# Start of DATASET ROWS

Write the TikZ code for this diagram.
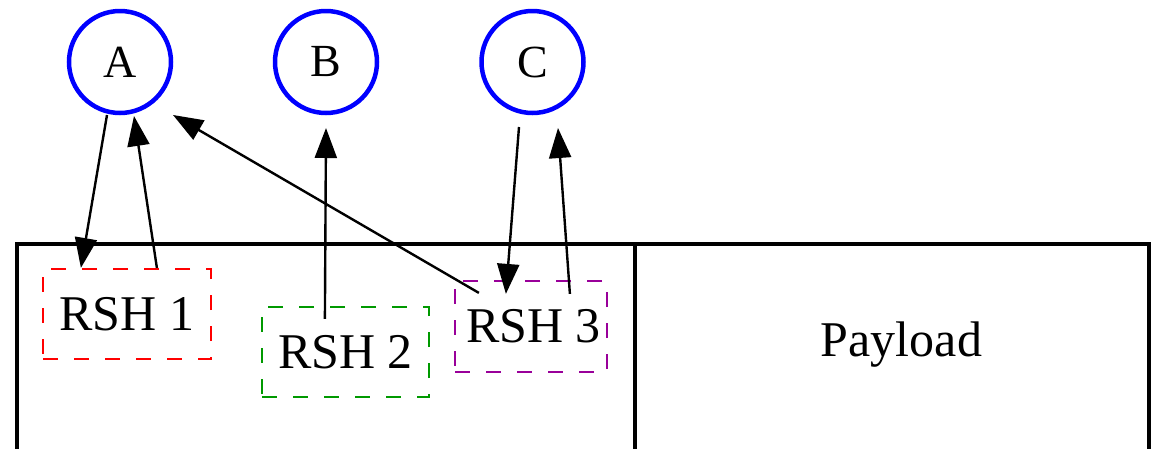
\documentclass[tikz,border=0pt]{standalone}
\usepackage{fontspec}
\setmainfont{Liberation Serif}
\usetikzlibrary{arrows.meta,calc}
\definecolor{rshred}{RGB}{255,0,0}
\definecolor{rshgreen}{RGB}{0,153,0}
\definecolor{rshpurple}{RGB}{153,0,153}
\definecolor{nodeblue}{RGB}{0,0,255}
\tikzset{
  hostnode/.style={circle,draw=nodeblue,line width=4.5pt,minimum size=102pt,inner sep=0pt,
    font=\fontsize{46}{48}\selectfont},
  rshbox/.style={draw,line width=2.2pt,dash pattern=on 15pt off 16pt,inner sep=0pt,
    font=\fontsize{50}{52}\selectfont},
  part/.style={draw,line width=4.5pt},
  conn/.style={line width=2.4pt,-{Triangle[length=30pt,width=22pt]}},
}
\begin{document}
\begin{tikzpicture}[x=1pt,y=-1pt]
\useasboundingbox (0,0) rectangle (1154,448);
% packet parts
\draw[part] (17,449) -- (17,244) -- (635,244) -- (635,449);
\draw[part] (635,244) -- (1149,244) -- (1149,449);
\node[font=\fontsize{50}{52}\selectfont,anchor=base] (payload) at (901.5,356) {Payload};
% hosts
\node[hostnode] (A) at (120,62) {A};
\node[hostnode] (B) at (326,62) {B};
\node[hostnode] (C) at (532.5,62) {C};
% routing headers
\node[rshbox,draw=rshred,minimum width=168pt,minimum height=90pt] (RSH1) at (127,314) {RSH 1};
\node[rshbox,draw=rshgreen,minimum width=167pt,minimum height=90pt] (RSH2) at (345.5,352) {RSH 2};
\node[rshbox,draw=rshpurple,minimum width=152pt,minimum height=91pt] (RSH3) at (531,326.5) {\hspace*{5pt}RSH 3};
% connectors
\draw[conn] ($(A.center)+(-13,53)$) -- ($(RSH1.north west)+(39,0)$);
\draw[conn] ($(RSH1.north west)+(115,0)$) -- ($(A.center)+(14,54)$);
\draw[conn] ($(RSH2.north west)+(64,13)$) -- ($(B.center)+(0,66)$);
\draw[conn] ($(RSH3.north west)+(25,13)$) -- ($(A.center)+(53,53)$);
\draw[conn] ($(C.center)+(-13.5,65)$) -- ($(RSH3.north west)+(52,14)$);
\draw[conn] ($(RSH3.north west)+(116,14)$) -- ($(C.center)+(25.5,66)$);
\end{tikzpicture}
\end{document}
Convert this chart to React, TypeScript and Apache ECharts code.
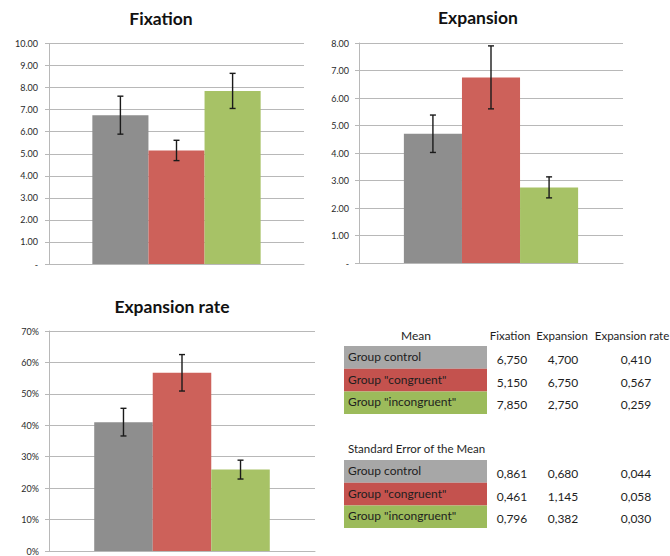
import React, { useEffect, useRef } from "react";
import * as echarts from "echarts";

const groups = ["Group control", 'Group "congruent"', 'Group "incongruent"'];
const columns = ["Fixation", "Expansion", "Expansion rate"];

const fixationMean = [6.75, 5.15, 7.85];
const expansionMean = [4.7, 6.75, 2.75];
const rateMean = [0.41, 0.567, 0.259];

const fixationSE = [0.861, 0.461, 0.796];
const expansionSE = [0.68, 1.145, 0.382];
const rateSE = [0.044, 0.058, 0.03];

const fixationTicks = { min: 0, max: 10, interval: 1 };
const expansionTicks = { min: 0, max: 8, interval: 1 };
const rateTicks = { min: 0, max: 0.7, interval: 0.1 };

const barColors = ["#8e8e8e", "#cd615a", "#a7c266"];
const rowColors = ["#a7a7a7", "#c4524e", "#9cbb5b"];

const FONT = "Lato, 'Open Sans', sans-serif";
const GAP = 0.34;

function fmtComma(v: number) {
  return v.toFixed(3).replace(".", ",");
}

const App: React.FC = () => {
  const ref = useRef<HTMLDivElement>(null);

  useEffect(() => {
    if (!ref.current) return;
    const chart = echarts.init(ref.current, undefined, { renderer: "svg" });

    const charts = [
      { title: "Fixation", mean: fixationMean, se: fixationSE, ticks: fixationTicks, grid: { left: 49, top: 43.5, width: 255, height: 220.5 }, fmt: (v: number) => (v === 0 ? "-" : v.toFixed(2)), margin: 11, titlePos: [161, 18] },
      { title: "Expansion", mean: expansionMean, se: expansionSE, ticks: expansionTicks, grid: { left: 359, top: 43, width: 264, height: 220 }, fmt: (v: number) => (v === 0 ? "-" : v.toFixed(2)), margin: 10, titlePos: [478, 17] },
      { title: "Expansion rate", mean: rateMean, se: rateSE, ticks: rateTicks, grid: { left: 49, top: 331, width: 266, height: 220 }, fmt: (v: number) => Math.round(v * 100) + "%", margin: 10, titlePos: [172, 306] },
    ];

    const grid: any[] = [];
    const xAxis: any[] = [];
    const yAxis: any[] = [];
    const series: any[] = [];
    const graphic: any[] = [];

    charts.forEach((c, i) => {
      grid.push({ ...c.grid, containLabel: false });
      xAxis.push({
        type: "category",
        gridIndex: i,
        data: ["Mean"],
        axisLine: { show: true, lineStyle: { color: "#b8b8b8", width: 1 } },
        axisTick: { show: false },
        axisLabel: { show: false },
      });
      yAxis.push({
        type: "value",
        gridIndex: i,
        min: c.ticks.min,
        max: c.ticks.max,
        interval: c.ticks.interval,
        axisLine: { show: true, lineStyle: { color: "#b8b8b8", width: 1 } },
        axisTick: { show: true, length: 4, lineStyle: { color: "#b8b8b8" } },
        splitLine: { show: true, lineStyle: { color: "#b8b8b8", width: 1 } },
        axisLabel: { formatter: c.fmt, fontSize: 9, color: "#2a2a2a", fontFamily: FONT, margin: c.margin },
      });
      groups.forEach((g, gi) => {
        series.push({
          type: "bar",
          name: g + " " + c.title,
          xAxisIndex: i,
          yAxisIndex: i,
          data: [c.mean[gi]],
          itemStyle: { color: barColors[gi] },
          barGap: "0%",
          barCategoryGap: GAP * 100 + "%",
        });
      });
      series.push({
        type: "custom",
        xAxisIndex: i,
        yAxisIndex: i,
        encode: { x: 0, y: 1 },
        data: c.mean.map((m, gi) => [0, m, c.se[gi], gi]),
        z: 10,
        renderItem: (params: any, api: any) => {
          const mean = api.value(1);
          const se = api.value(2);
          const gi = api.value(3);
          const band = api.size([1, 0])[0];
          const barW = (band * (1 - GAP)) / 3;
          const base = api.coord([0, mean]);
          const cx = base[0] + (gi - 1) * barW;
          const yt = api.coord([0, mean + se])[1];
          const yb = api.coord([0, mean - se])[1];
          const cap = 3;
          const st = { stroke: "#1a1a1a", lineWidth: 1.4 };
          return {
            type: "group",
            children: [
              { type: "line", shape: { x1: cx, y1: yt, x2: cx, y2: yb }, style: st },
              { type: "line", shape: { x1: cx - cap, y1: yt, x2: cx + cap, y2: yt }, style: st },
              { type: "line", shape: { x1: cx - cap, y1: yb, x2: cx + cap, y2: yb }, style: st },
            ],
          };
        },
      });
      graphic.push({
        type: "text",
        x: c.titlePos[0],
        y: c.titlePos[1],
        style: {
          text: c.title,
          font: `bold 17.5px ${FONT}`,
          fill: "#111",
          align: "center",
          verticalAlign: "middle",
          textAlign: "center",
          textVerticalAlign: "middle",
        },
      });
    });

    // Table
    const txt = (text: string, x: number, y: number, align: string, size = 12) => ({
      type: "text",
      x,
      y,
      style: {
        text,
        font: `${size}px ${FONT}`,
        fill: "#1e1e1e",
        align,
        verticalAlign: "middle",
        textAlign: align,
        textVerticalAlign: "middle",
      },
    });
    const colX = [512, 563, 636];
    const headX = [510, 562, 632];
    graphic.push(txt("Mean", 416, 335, "center"));
    columns.forEach((col, ci) => graphic.push(txt(col, headX[ci], 335, "center", 11.5)));

    const blocks = [
      { top: 346, values: [fixationMean, expansionMean, rateMean] },
      { top: 460, values: [fixationSE, expansionSE, rateSE] },
    ];
    graphic.push(txt("Standard Error of the Mean", 348, 448, "left", 11.5));
    const rowH = 22.7;
    blocks.forEach((b) => {
      groups.forEach((g, gi) => {
        const y0 = b.top + gi * rowH;
        graphic.push({
          type: "rect",
          shape: { x: 344, y: y0, width: 143, height: rowH },
          style: { fill: rowColors[gi] },
        });
        graphic.push(txt(g, 348, y0 + rowH / 2 - 1, "left"));
        b.values.forEach((arr, ci) => {
          graphic.push(txt(fmtComma(arr[gi]), colX[ci], y0 + rowH / 2 + 2, "center"));
        });
      });
    });

    chart.setOption({
      animation: false,
      backgroundColor: "#ffffff",
      grid,
      xAxis,
      yAxis,
      series,
      graphic,
    });

    return () => chart.dispose();
  }, []);

  return (
    <div
      ref={ref}
      style={{ position: "absolute", left: 0, top: 0, width: 670, height: 556 }}
    />
  );
};

export default App;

# End of DATASET ROWS

● WHAT YOU ARE ASKED TO DO
In the listing above, find the line containing "Convert this chart" and the line containing "0.7, interval: 0.1", then output those two lines and everything between them exactly as written, without the images.

● TASK OUTPUT
Convert this chart to React, TypeScript and Apache ECharts code.
import React, { useEffect, useRef } from "react";
import * as echarts from "echarts";

const groups = ["Group control", 'Group "congruent"', 'Group "incongruent"'];
const columns = ["Fixation", "Expansion", "Expansion rate"];

const fixationMean = [6.75, 5.15, 7.85];
const expansionMean = [4.7, 6.75, 2.75];
const rateMean = [0.41, 0.567, 0.259];

const fixationSE = [0.861, 0.461, 0.796];
const expansionSE = [0.68, 1.145, 0.382];
const rateSE = [0.044, 0.058, 0.03];

const fixationTicks = { min: 0, max: 10, interval: 1 };
const expansionTicks = { min: 0, max: 8, interval: 1 };
const rateTicks = { min: 0, max: 0.7, interval: 0.1 };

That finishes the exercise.